There are Very Few Sure Bets
Go into the draft knowing that there are few guarantees for a .300 average and that batting average is at more of a premium than you might have first thought. The list is shorter than you think.
In fact, with the league average falling every year (.260 is the new .280), the gap between these .300+ hitters and an average hitters is growing wider. Strikeouts are way up and only going higher, and a strikeout is simply a direct path to the dugout, killing batting average.
It’s very difficult to maintain a .300 batting average and strike out more than 20% of the time, and Paul Goldschmidt and Chris Johnson were the only guys to do it in 2013 (and Johnson had a ridiculously high BABIP).
With batting average being at more of a premium than you may have first imagined, it’s important to considering target one of the sure bets on draft day.
Reconsider Common Strategies
Reconsider certain common strategies that may be considered conventional wisdom, such as drafting a guy like Adam Dunn for his home runs and balancing out his average by drafting a high average player. There aren’t enough high average guys in the world to balance out a .205 stinker on a fantasy baseball team.
While I’m a huge fun of coupling – the idea of looking at two or more fantasy players as a statistical sum of their parts – I’m no longer sure that you can couple a masher with a miserable batting average with a light power, but high batting average player.
If you find the right mix it can work – like drafting Joe Mauer as your first baseman and Pedro Alvarez as your third baseman – but it will more often than not fail miserably, like coupling Omar Infante with Adam Dunn. While Joe Mauer helps Alvarez with AVG, Joe also contributes in counting stats as well. Other pairings like Infante and Dunn will crush your team.

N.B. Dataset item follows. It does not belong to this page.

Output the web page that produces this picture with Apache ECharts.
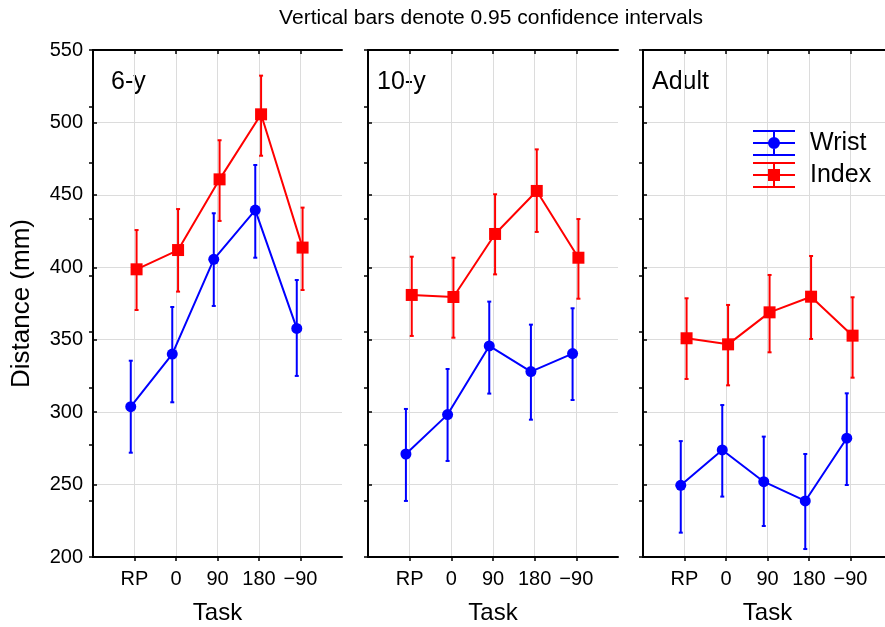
<!DOCTYPE html>
<html>
<head>
<meta charset="utf-8">
<script src="https://cdn.jsdelivr.net/npm/echarts@6/dist/echarts.min.js"></script>
<style>
html,body{margin:0;padding:0;background:#fff;}
#chart{width:885px;height:627px;}
</style>
</head>
<body>
<div id="chart"></div>
<script>
// ---- data ----
const tasks = ['RP', '0', '90', '180', '\u221290'];
const panelNames = ['6-y', '10-y', 'Adult'];
const yTicks = [200, 250, 300, 350, 400, 450, 500, 550];

// 6-y
const wrist6 = [303.8, 340.1, 405.5, 439.5, 357.8];
const wrist6Lo = [272.0, 306.8, 373.3, 406.6, 325.0];
const wrist6Hi = [335.5, 372.6, 437.3, 470.6, 391.2];
const index6 = [398.6, 411.9, 460.7, 505.6, 413.6];
const index6Lo = [370.5, 383.2, 432.0, 477.0, 384.3];
const index6Hi = [425.7, 440.2, 487.7, 532.3, 441.2];
// 10-y
const wrist10 = [271.1, 298.3, 345.7, 328.0, 340.4];
const wrist10Lo = [238.7, 266.3, 312.8, 294.8, 308.4];
const wrist10Hi = [302.2, 329.8, 376.3, 360.4, 371.7];
const index10 = [380.9, 379.5, 423.0, 452.7, 406.6];
const index10Lo = [352.6, 351.4, 395.1, 424.4, 378.3];
const index10Hi = [407.3, 406.6, 450.4, 481.4, 433.3];
// Adult
const wristA = [249.5, 273.9, 252.0, 238.7, 282.0];
const wristALo = [216.8, 241.7, 221.4, 205.5, 249.7];
const wristAHi = [280.0, 304.9, 283.1, 271.1, 313.0];
const indexA = [351.0, 346.8, 368.9, 379.7, 352.8];
const indexALo = [322.9, 318.5, 341.3, 350.5, 323.8];
const indexAHi = [378.6, 374.0, 394.7, 407.8, 379.3];

const panelData = [
  {wrist: wrist6, wLo: wrist6Lo, wHi: wrist6Hi, index: index6, iLo: index6Lo, iHi: index6Hi},
  {wrist: wrist10, wLo: wrist10Lo, wHi: wrist10Hi, index: index10, iLo: index10Lo, iHi: index10Hi},
  {wrist: wristA, wLo: wristALo, wHi: wristAHi, index: indexA, iLo: indexALo, iHi: indexAHi}
];

// ---- styling / layout ----
const FONT = '"Liberation Sans", Arial, sans-serif';
const BLUE = '#0000ff';
const RED = '#ff0000';
const GRIDC = '#dcdcdc';
const WRIST_OFF = -0.09, INDEX_OFF = 0.05;
const gridPos = [
  {left: 93, width: 249},
  {left: 368, width: 250},
  {left: 643, width: 249}
];
const TOP = 50, HEIGHT = 507;

const chart = echarts.init(document.getElementById('chart'), null, {renderer: 'canvas'});

const grids = [], xAxes = [], yAxes = [], series = [];

function errRender(color) {
  return function (params, api) {
    const x = api.value(0);
    const lo = api.coord([x, api.value(1)]);
    const hi = api.coord([x, api.value(2)]);
    const c = 2;
    const st = {stroke: color, lineWidth: 2, fill: null};
    return {
      type: 'group',
      children: [
        {type: 'line', shape: {x1: lo[0], y1: lo[1], x2: hi[0], y2: hi[1]}, style: st},
        {type: 'line', shape: {x1: hi[0] - c, y1: hi[1], x2: hi[0] + c, y2: hi[1]}, style: st},
        {type: 'line', shape: {x1: lo[0] - c, y1: lo[1], x2: lo[0] + c, y2: lo[1]}, style: st}
      ]
    };
  };
}

panelData.forEach((pd, i) => {
  grids.push({left: gridPos[i].left, width: gridPos[i].width, top: TOP, height: HEIGHT,
    containLabel: false, outerBoundsMode: 'none'});
  // bottom x axis
  xAxes.push({
    type: 'value', gridIndex: i, min: 0, max: 6, interval: 1, position: 'bottom',
    axisLine: {show: true, lineStyle: {color: '#000', width: 2}},
    axisTick: {show: true, inside: false, length: 4, lineStyle: {color: '#000', width: 1.5}, customValues: [1, 2, 3, 4, 5]},
    axisLabel: {show: true, margin: 12, fontSize: 20, color: '#000', fontFamily: FONT,
      customValues: [1, 2, 3, 4, 5],
      formatter: v => tasks[Math.round(v) - 1] || ''},
    splitLine: {show: true, lineStyle: {color: GRIDC, width: 1}},
    name: 'Task', nameLocation: 'middle', nameGap: 44,
    nameTextStyle: {fontSize: 24, color: '#000', fontFamily: FONT}
  });
  // top x axis
  xAxes.push({
    type: 'value', gridIndex: i, min: 0, max: 6, interval: 1, position: 'top',
    axisLine: {show: true, lineStyle: {color: '#000', width: 2}},
    axisTick: {show: true, inside: true, length: 4, lineStyle: {color: '#000', width: 1.5}, customValues: [1, 2, 3, 4, 5]},
    axisLabel: {show: false},
    splitLine: {show: false}
  });
  // left y axis
  yAxes.push({
    type: 'value', gridIndex: i, min: 200, max: 550, interval: 50, position: 'left',
    axisLine: {show: true, lineStyle: {color: '#000', width: 2}},
    axisTick: {show: true, inside: true, length: 4, lineStyle: {color: '#000', width: 1.5}},
    axisLabel: {show: i === 0, margin: 10, fontSize: 20, color: '#000', fontFamily: FONT},
    splitLine: {show: true, lineStyle: {color: GRIDC, width: 1}},
    name: i === 0 ? 'Distance (mm)' : '', nameLocation: 'middle', nameGap: 58, nameRotate: 90,
    nameTextStyle: {fontSize: 26, color: '#000', fontFamily: FONT}
  });
  // right y axis
  yAxes.push({
    type: 'value', gridIndex: i, min: 0, max: 9, interval: 1, position: 'right',
    axisLine: {show: true, lineStyle: {color: '#000', width: 2}},
    axisTick: {show: true, inside: true, length: 4, lineStyle: {color: '#000', width: 1.5}},
    axisLabel: {show: false},
    splitLine: {show: false}
  });

  const xb = i * 2, yl = i * 2;
  series.push({
    type: 'custom', name: 'Wrist', xAxisIndex: xb, yAxisIndex: yl, z: 2,
    renderItem: errRender(BLUE), itemStyle: {color: BLUE},
    encode: {x: 0, y: [1, 2]},
    data: pd.wrist.map((m, k) => [k + 1 + WRIST_OFF, pd.wLo[k], pd.wHi[k]]),
    silent: true
  });
  series.push({
    type: 'custom', name: 'Index', xAxisIndex: xb, yAxisIndex: yl, z: 2,
    renderItem: errRender(RED), itemStyle: {color: RED},
    encode: {x: 0, y: [1, 2]},
    data: pd.index.map((m, k) => [k + 1 + INDEX_OFF, pd.iLo[k], pd.iHi[k]]),
    silent: true
  });
  series.push({
    type: 'line', name: 'Wrist', xAxisIndex: xb, yAxisIndex: yl, z: 3,
    symbol: 'circle', symbolSize: 11, showSymbol: true,
    lineStyle: {color: BLUE, width: 2}, itemStyle: {color: BLUE},
    data: pd.wrist.map((m, k) => [k + 1 + WRIST_OFF, m]),
    animation: false, silent: true
  });
  series.push({
    type: 'line', name: 'Index', xAxisIndex: xb, yAxisIndex: yl, z: 4,
    symbol: 'rect', symbolSize: 12, showSymbol: true,
    lineStyle: {color: RED, width: 2}, itemStyle: {color: RED},
    data: pd.index.map((m, k) => [k + 1 + INDEX_OFF, m]),
    animation: false, silent: true
  });
});

const capPath = 'M0,0 H42 V2 H0 Z M0,24 H42 V26 H0 Z M0,12 H42 V14 H0 Z M20,0 H22 V26 H20 Z ';
const wristIcon = 'path://' + capPath + 'M15,13 A6,6 0 1,1 27,13 A6,6 0 1,1 15,13 Z';
const indexIcon = 'path://' + capPath + 'M15,7 H27 V19 H15 Z';

const option = {
  animation: false,
  backgroundColor: '#fff',
  textStyle: {fontFamily: FONT},
  grid: grids,
  xAxis: xAxes,
  yAxis: yAxes,
  series: series,
  legend: {
    orient: 'vertical', left: 753, top: 130, padding: 0, itemGap: 6,
    itemWidth: 42, itemHeight: 26, selectedMode: false,
    textStyle: {fontSize: 25, color: '#000', fontFamily: FONT, padding: [2, 0, 0, 10]},
    data: [
      {name: 'Wrist', icon: wristIcon, itemStyle: {color: BLUE}},
      {name: 'Index', icon: indexIcon, itemStyle: {color: RED}}
    ]
  },
  graphic: [
    {type: 'text', x: 491, y: 18, style: {text: 'Vertical bars denote 0.95 confidence intervals',
      font: '21px ' + FONT, fill: '#000', textAlign: 'center', textVerticalAlign: 'middle', align: 'center', verticalAlign: 'middle'}},
    {type: 'text', x: 111, y: 82, style: {text: panelNames[0], font: '25px ' + FONT, fill: '#000',
      textAlign: 'left', textVerticalAlign: 'middle', align: 'left', verticalAlign: 'middle'}},
    {type: 'text', x: 377, y: 82, style: {text: panelNames[1], font: '25px ' + FONT, fill: '#000',
      textAlign: 'left', textVerticalAlign: 'middle', align: 'left', verticalAlign: 'middle'}},
    {type: 'text', x: 652, y: 82, style: {text: panelNames[2], font: '25px ' + FONT, fill: '#000',
      textAlign: 'left', textVerticalAlign: 'middle', align: 'left', verticalAlign: 'middle'}}
  ]
};
chart.setOption(option);
</script>
</body>
</html>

Make sure to really do your research if you are thinking of drafting a low average masher.
Know What to Expect
It’s also important to understand the underlying metrics that make up a strong batting average. Sure, a player can hit a nice lucky streak and have a BABIP (batting average on balls in play) that will have him hit over .300 for a season or half a season, but the guys that consistently hit .300 and above are doing something right.
xBABIP can give some insight into what those underlying factors are. Although there are several variations, this is the simplified (it strips out pesky bunts, for example) formula for xBABIP created by Tristen Cockcroft:
((GB * .237)+(FB * .138)+(LD * .724)) / BIP
Remember, xBABIP is a projection of what a player’s BABIP will should be, not what it’s been. Understanding that, you simply need to look how the formula is weighted to see why certain players consistently hit for higher averages than others. Besides limiting the times you strike out, a player needs to hit a high number on line drives to achieve a consistently high batting average. Whereas fly balls (FB) result in hits a few times out of a 1000 (138), line drives (LD) significantly correlate to a higher average (724 hits per one thousand). Hitting a fly ball over the fence is nice for your batting average, obviously, but most lazy fly balls are caught, unlike a scorching line drive that usually falls for a hit.
By understanding some of these predictive metrics you can make better choices as a fantasy baseball player drafting your team. Scan leaderboards for players with a higher percentage of line drives and low strikeout totals, reconsider taking a hit in batting average my utilizing old strategies like drafting a low average masher, and realize that batting average is more scarce than you may have thought. Do these things and you’ll be able be competitive in the batting average category.
POSTSCRIPT: When I searched USA Today’s archives for the image I used in this post it was easy to find one of Joe Mauer swinging. In fact, there were 100′s off them and they looked exactly like the photo above, illustrating just how beautifully consistent Joe’s swing is for hitting – you guessed it – line drives.